#### [The problem]
Each line containing the word "React" should be found and copied.

---

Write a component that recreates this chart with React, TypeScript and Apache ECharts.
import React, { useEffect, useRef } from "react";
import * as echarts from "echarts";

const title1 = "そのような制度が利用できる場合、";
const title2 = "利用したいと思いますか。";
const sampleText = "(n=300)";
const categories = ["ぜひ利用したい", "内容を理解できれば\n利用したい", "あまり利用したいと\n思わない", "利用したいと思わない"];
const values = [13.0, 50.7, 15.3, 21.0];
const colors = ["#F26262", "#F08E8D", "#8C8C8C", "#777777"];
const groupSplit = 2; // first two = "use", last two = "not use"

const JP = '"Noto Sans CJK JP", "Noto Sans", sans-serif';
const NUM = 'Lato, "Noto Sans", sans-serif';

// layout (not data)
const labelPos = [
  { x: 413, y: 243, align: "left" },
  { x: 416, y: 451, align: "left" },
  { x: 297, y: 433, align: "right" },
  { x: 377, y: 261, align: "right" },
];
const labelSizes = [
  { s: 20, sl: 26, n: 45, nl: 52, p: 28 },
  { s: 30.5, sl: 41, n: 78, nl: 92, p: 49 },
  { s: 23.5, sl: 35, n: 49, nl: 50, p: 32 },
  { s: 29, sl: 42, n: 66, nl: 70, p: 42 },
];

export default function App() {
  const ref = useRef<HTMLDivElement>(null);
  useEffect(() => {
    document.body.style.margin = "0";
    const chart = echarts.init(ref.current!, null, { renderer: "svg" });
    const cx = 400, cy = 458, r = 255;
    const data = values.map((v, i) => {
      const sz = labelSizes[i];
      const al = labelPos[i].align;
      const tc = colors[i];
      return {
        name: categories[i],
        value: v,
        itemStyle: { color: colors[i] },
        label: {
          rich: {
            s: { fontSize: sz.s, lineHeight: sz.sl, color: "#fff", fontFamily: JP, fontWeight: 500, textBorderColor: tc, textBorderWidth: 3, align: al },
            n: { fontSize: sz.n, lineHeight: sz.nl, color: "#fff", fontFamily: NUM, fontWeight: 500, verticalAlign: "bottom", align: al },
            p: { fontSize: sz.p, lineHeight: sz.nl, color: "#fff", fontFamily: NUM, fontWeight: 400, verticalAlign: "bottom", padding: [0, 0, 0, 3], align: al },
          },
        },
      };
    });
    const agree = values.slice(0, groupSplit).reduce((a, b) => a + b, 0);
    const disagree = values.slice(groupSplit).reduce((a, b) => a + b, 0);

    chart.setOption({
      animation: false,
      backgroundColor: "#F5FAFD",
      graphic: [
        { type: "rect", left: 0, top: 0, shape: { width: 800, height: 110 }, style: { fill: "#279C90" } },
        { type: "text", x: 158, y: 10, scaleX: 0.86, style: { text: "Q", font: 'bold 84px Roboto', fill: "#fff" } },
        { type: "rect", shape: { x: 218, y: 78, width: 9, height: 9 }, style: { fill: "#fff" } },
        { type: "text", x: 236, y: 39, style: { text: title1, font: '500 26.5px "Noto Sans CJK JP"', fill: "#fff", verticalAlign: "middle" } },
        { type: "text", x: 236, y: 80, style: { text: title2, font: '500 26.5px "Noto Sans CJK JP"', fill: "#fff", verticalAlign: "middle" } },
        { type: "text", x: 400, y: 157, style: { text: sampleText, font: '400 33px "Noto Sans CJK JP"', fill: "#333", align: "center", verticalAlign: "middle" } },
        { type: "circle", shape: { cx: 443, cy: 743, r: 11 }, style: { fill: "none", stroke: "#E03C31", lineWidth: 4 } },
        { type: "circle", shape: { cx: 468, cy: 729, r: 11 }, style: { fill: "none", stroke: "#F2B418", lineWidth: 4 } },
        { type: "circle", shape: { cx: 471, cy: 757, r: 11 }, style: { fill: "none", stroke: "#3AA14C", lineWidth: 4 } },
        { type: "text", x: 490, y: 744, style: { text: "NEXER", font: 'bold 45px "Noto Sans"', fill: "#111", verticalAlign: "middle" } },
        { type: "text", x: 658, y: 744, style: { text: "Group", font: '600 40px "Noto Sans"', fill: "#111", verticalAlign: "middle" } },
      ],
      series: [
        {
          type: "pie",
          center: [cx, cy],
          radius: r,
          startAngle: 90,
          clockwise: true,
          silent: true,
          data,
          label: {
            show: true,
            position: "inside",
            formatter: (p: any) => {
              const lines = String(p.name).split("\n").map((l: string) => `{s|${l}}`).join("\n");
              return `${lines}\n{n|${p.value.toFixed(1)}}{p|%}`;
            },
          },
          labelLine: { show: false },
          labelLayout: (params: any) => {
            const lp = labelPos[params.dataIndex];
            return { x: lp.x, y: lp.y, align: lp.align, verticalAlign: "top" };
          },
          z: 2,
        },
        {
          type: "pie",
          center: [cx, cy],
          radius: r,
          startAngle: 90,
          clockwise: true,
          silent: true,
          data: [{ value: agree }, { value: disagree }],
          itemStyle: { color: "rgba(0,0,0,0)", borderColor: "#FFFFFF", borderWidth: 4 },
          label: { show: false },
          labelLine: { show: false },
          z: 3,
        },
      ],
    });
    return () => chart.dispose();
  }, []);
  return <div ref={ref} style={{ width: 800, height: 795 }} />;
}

---

#### [Answer to the task]
Write a component that recreates this chart with React, TypeScript and Apache ECharts.
import React, { useEffect, useRef } from "react";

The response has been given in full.